[AIM OF THE EXERCISE]
Will you write out the data exactly, excluding every picture?

* * * * *

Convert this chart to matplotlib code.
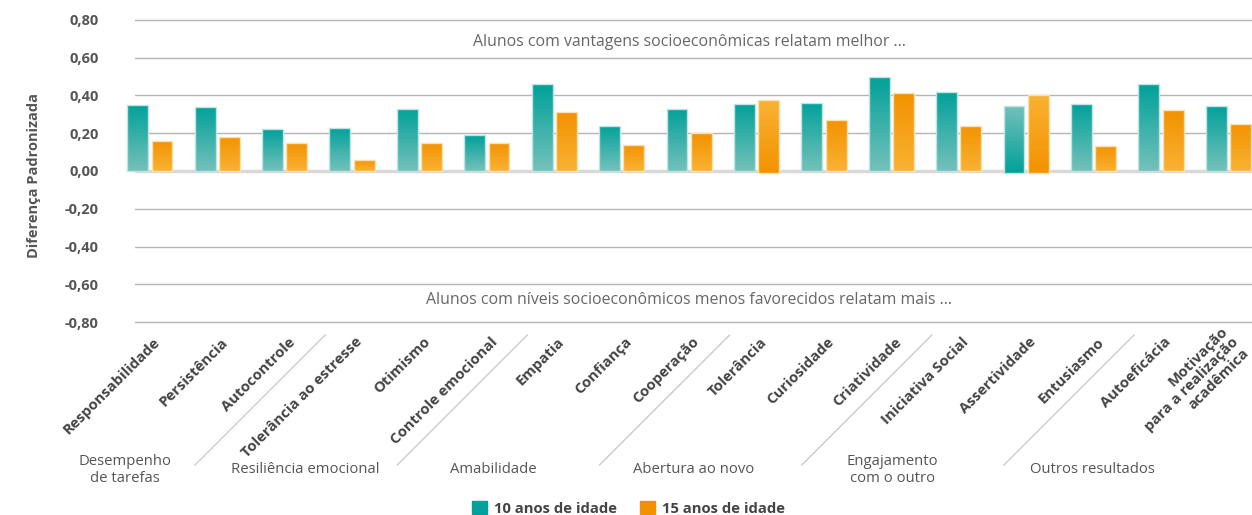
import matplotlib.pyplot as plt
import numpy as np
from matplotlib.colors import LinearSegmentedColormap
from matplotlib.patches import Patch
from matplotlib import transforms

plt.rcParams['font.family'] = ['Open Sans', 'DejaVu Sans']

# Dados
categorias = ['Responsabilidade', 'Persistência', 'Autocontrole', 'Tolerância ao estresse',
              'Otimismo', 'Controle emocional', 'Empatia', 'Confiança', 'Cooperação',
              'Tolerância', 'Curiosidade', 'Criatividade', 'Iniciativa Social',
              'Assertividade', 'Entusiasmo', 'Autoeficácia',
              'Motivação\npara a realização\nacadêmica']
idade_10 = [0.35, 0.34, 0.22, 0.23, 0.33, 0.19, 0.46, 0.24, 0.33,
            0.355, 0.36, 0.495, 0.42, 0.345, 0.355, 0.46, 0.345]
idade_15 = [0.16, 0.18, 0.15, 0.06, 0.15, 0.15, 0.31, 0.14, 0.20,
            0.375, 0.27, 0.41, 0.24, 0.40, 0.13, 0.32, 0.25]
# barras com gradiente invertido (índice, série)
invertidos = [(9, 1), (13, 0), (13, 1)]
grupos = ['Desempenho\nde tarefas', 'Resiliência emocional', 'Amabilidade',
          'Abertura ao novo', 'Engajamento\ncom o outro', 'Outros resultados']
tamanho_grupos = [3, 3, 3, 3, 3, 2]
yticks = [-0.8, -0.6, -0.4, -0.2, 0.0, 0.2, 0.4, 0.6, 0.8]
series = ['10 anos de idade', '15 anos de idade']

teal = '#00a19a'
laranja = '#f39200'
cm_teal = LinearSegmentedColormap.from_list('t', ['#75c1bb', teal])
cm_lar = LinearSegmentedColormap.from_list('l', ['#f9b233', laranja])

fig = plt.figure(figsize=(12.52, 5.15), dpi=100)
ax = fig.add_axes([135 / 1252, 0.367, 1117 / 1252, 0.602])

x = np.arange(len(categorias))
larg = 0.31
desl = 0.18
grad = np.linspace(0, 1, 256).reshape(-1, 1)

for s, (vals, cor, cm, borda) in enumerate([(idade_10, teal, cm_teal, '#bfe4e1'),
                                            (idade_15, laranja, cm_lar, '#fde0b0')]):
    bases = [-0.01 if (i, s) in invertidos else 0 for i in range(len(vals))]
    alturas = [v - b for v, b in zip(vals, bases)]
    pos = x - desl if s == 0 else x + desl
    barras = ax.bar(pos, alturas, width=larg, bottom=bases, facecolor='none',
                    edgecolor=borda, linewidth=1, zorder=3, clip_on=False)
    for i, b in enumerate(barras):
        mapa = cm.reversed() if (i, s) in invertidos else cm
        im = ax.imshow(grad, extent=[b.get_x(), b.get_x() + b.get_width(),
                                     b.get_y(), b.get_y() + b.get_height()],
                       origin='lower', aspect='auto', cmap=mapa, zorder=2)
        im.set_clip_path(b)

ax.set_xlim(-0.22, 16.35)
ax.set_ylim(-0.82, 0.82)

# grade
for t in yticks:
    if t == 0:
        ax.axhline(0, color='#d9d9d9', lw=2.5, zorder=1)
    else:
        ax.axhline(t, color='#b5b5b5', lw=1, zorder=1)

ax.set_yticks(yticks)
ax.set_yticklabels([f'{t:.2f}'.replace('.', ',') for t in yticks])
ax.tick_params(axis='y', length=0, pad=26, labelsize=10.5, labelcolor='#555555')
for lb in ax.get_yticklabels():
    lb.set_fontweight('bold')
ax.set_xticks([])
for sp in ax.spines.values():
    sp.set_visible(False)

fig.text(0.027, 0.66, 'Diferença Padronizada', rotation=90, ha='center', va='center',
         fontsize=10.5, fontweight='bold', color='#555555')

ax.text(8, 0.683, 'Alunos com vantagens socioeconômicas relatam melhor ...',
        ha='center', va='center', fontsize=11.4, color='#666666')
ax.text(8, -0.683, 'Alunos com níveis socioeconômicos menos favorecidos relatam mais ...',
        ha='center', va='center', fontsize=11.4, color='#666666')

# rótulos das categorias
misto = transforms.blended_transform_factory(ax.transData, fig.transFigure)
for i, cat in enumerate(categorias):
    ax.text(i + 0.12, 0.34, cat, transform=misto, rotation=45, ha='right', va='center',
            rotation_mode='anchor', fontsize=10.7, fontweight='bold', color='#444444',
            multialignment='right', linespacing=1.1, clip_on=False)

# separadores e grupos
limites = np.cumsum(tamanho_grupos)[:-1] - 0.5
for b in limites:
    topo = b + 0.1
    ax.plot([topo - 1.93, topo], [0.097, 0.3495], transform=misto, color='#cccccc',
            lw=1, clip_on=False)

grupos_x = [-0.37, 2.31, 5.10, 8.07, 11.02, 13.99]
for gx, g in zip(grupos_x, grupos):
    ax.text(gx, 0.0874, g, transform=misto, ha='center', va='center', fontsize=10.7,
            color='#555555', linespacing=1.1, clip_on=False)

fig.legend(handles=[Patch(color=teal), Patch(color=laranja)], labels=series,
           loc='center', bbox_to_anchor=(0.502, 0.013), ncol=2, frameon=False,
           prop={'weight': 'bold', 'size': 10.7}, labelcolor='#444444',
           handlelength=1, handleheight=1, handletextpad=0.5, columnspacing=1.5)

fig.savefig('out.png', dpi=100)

* * * * *

[ANSWER BELOW]
Convert this chart to matplotlib code.
import matplotlib.pyplot as plt
import numpy as np
from matplotlib.colors import LinearSegmentedColormap
from matplotlib.patches import Patch
from matplotlib import transforms

plt.rcParams['font.family'] = ['Open Sans', 'DejaVu Sans']

# Dados
categorias = ['Responsabilidade', 'Persistência', 'Autocontrole', 'Tolerância ao estresse',
              'Otimismo', 'Controle emocional', 'Empatia', 'Confiança', 'Cooperação',
              'Tolerância', 'Curiosidade', 'Criatividade', 'Iniciativa Social',
              'Assertividade', 'Entusiasmo', 'Autoeficácia',
              'Motivação\npara a realização\nacadêmica']
idade_10 = [0.35, 0.34, 0.22, 0.23, 0.33, 0.19, 0.46, 0.24, 0.33,
            0.355, 0.36, 0.495, 0.42, 0.345, 0.355, 0.46, 0.345]
idade_15 = [0.16, 0.18, 0.15, 0.06, 0.15, 0.15, 0.31, 0.14, 0.20,
            0.375, 0.27, 0.41, 0.24, 0.40, 0.13, 0.32, 0.25]
# barras com gradiente invertido (índice, série)
invertidos = [(9, 1), (13, 0), (13, 1)]
grupos = ['Desempenho\nde tarefas', 'Resiliência emocional', 'Amabilidade',
          'Abertura ao novo', 'Engajamento\ncom o outro', 'Outros resultados']
tamanho_grupos = [3, 3, 3, 3, 3, 2]
yticks = [-0.8, -0.6, -0.4, -0.2, 0.0, 0.2, 0.4, 0.6, 0.8]
series = ['10 anos de idade', '15 anos de idade']

teal = '#00a19a'
laranja = '#f39200'
cm_teal = LinearSegmentedColormap.from_list('t', ['#75c1bb', teal])
cm_lar = LinearSegmentedColormap.from_list('l', ['#f9b233', laranja])

fig = plt.figure(figsize=(12.52, 5.15), dpi=100)
ax = fig.add_axes([135 / 1252, 0.367, 1117 / 1252, 0.602])

x = np.arange(len(categorias))
larg = 0.31
desl = 0.18
grad = np.linspace(0, 1, 256).reshape(-1, 1)

for s, (vals, cor, cm, borda) in enumerate([(idade_10, teal, cm_teal, '#bfe4e1'),
                                            (idade_15, laranja, cm_lar, '#fde0b0')]):
    bases = [-0.01 if (i, s) in invertidos else 0 for i in range(len(vals))]
    alturas = [v - b for v, b in zip(vals, bases)]
    pos = x - desl if s == 0 else x + desl
    barras = ax.bar(pos, alturas, width=larg, bottom=bases, facecolor='none',
                    edgecolor=borda, linewidth=1, zorder=3, clip_on=False)
    for i, b in enumerate(barras):
        mapa = cm.reversed() if (i, s) in invertidos else cm
        im = ax.imshow(grad, extent=[b.get_x(), b.get_x() + b.get_width(),
                                     b.get_y(), b.get_y() + b.get_height()],
                       origin='lower', aspect='auto', cmap=mapa, zorder=2)
        im.set_clip_path(b)

ax.set_xlim(-0.22, 16.35)
ax.set_ylim(-0.82, 0.82)

# grade
for t in yticks:
    if t == 0:
        ax.axhline(0, color='#d9d9d9', lw=2.5, zorder=1)
    else:
        ax.axhline(t, color='#b5b5b5', lw=1, zorder=1)

ax.set_yticks(yticks)
ax.set_yticklabels([f'{t:.2f}'.replace('.', ',') for t in yticks])
ax.tick_params(axis='y', length=0, pad=26, labelsize=10.5, labelcolor='#555555')
for lb in ax.get_yticklabels():
    lb.set_fontweight('bold')
ax.set_xticks([])
for sp in ax.spines.values():
    sp.set_visible(False)

fig.text(0.027, 0.66, 'Diferença Padronizada', rotation=90, ha='center', va='center',
         fontsize=10.5, fontweight='bold', color='#555555')

ax.text(8, 0.683, 'Alunos com vantagens socioeconômicas relatam melhor ...',
        ha='center', va='center', fontsize=11.4, color='#666666')
ax.text(8, -0.683, 'Alunos com níveis socioeconômicos menos favorecidos relatam mais ...',
        ha='center', va='center', fontsize=11.4, color='#666666')

# rótulos das categorias
misto = transforms.blended_transform_factory(ax.transData, fig.transFigure)
for i, cat in enumerate(categorias):
    ax.text(i + 0.12, 0.34, cat, transform=misto, rotation=45, ha='right', va='center',
            rotation_mode='anchor', fontsize=10.7, fontweight='bold', color='#444444',
            multialignment='right', linespacing=1.1, clip_on=False)

# separadores e grupos
limites = np.cumsum(tamanho_grupos)[:-1] - 0.5
for b in limites:
    topo = b + 0.1
    ax.plot([topo - 1.93, topo], [0.097, 0.3495], transform=misto, color='#cccccc',
            lw=1, clip_on=False)

grupos_x = [-0.37, 2.31, 5.10, 8.07, 11.02, 13.99]
for gx, g in zip(grupos_x, grupos):
    ax.text(gx, 0.0874, g, transform=misto, ha='center', va='center', fontsize=10.7,
            color='#555555', linespacing=1.1, clip_on=False)

fig.legend(handles=[Patch(color=teal), Patch(color=laranja)], labels=series,
           loc='center', bbox_to_anchor=(0.502, 0.013), ncol=2, frameon=False,
           prop={'weight': 'bold', 'size': 10.7}, labelcolor='#444444',
           handlelength=1, handleheight=1, handletextpad=0.5, columnspacing=1.5)

fig.savefig('out.png', dpi=100)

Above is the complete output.